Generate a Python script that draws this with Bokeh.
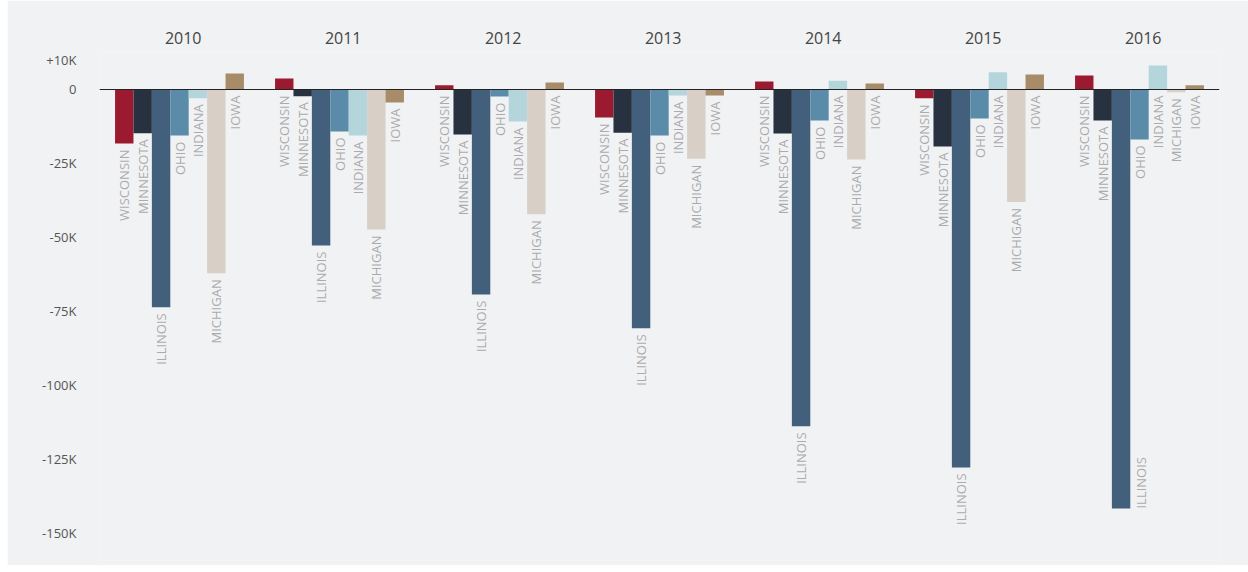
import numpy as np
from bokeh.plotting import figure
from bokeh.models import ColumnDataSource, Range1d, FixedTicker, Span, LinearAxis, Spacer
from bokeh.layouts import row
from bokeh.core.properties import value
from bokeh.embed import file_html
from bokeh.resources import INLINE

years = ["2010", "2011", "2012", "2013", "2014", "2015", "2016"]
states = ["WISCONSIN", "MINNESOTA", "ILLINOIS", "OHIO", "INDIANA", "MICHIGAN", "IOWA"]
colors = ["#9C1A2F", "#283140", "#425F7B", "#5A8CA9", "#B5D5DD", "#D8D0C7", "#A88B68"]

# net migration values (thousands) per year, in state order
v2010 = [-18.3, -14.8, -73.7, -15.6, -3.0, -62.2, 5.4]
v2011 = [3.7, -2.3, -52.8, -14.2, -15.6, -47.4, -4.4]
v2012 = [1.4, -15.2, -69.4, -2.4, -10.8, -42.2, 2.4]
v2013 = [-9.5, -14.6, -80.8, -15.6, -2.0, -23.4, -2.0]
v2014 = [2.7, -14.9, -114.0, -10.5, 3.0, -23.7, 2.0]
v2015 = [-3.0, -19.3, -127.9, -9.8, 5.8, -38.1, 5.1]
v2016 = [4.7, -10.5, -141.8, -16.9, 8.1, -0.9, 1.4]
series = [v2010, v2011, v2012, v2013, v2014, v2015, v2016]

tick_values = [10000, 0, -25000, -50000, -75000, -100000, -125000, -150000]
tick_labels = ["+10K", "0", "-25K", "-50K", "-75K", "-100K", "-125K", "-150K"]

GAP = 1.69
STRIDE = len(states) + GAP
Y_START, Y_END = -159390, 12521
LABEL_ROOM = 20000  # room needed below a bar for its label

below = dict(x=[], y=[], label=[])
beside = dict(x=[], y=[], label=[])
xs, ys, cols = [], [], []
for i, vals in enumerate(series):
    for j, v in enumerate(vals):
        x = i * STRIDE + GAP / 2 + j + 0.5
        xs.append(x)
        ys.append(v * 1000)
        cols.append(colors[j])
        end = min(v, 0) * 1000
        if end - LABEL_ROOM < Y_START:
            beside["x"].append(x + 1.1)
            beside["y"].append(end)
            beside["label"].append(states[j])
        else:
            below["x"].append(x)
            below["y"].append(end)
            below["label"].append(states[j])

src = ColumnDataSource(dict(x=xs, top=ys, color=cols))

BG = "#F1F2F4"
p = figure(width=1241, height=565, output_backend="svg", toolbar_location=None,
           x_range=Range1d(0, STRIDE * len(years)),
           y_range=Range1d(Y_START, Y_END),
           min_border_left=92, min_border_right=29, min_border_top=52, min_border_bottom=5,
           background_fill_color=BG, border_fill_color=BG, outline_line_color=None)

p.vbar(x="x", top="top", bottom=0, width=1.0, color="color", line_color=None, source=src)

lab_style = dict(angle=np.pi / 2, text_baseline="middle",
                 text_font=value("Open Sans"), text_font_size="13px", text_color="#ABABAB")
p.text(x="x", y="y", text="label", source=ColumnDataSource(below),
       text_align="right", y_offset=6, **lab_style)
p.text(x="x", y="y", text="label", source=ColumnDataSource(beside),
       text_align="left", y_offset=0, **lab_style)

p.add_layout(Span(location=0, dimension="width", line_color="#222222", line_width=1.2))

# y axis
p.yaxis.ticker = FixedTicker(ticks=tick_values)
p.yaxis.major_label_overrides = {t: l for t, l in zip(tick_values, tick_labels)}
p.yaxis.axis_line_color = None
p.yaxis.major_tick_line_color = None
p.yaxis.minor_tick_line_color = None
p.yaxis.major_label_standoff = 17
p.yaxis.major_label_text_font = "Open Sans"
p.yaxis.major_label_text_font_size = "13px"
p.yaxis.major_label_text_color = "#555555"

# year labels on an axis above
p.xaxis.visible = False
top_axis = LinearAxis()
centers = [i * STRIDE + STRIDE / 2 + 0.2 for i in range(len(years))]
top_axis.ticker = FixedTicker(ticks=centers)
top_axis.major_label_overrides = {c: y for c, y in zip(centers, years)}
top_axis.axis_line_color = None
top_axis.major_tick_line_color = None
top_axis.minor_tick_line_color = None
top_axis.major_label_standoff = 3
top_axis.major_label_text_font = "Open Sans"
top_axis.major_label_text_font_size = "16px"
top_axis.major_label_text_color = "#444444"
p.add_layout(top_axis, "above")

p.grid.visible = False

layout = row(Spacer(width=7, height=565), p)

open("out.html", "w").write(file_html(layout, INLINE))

▸ **Aim**: Restate the material word for word from its first line through the line containing "from bokeh.resources import INLINE", both included; the pictures do not belong in it.

▸ **Solution to the problem**:
Generate a Python script that draws this with Bokeh.
import numpy as np
from bokeh.plotting import figure
from bokeh.models import ColumnDataSource, Range1d, FixedTicker, Span, LinearAxis, Spacer
from bokeh.layouts import row
from bokeh.core.properties import value
from bokeh.embed import file_html
from bokeh.resources import INLINE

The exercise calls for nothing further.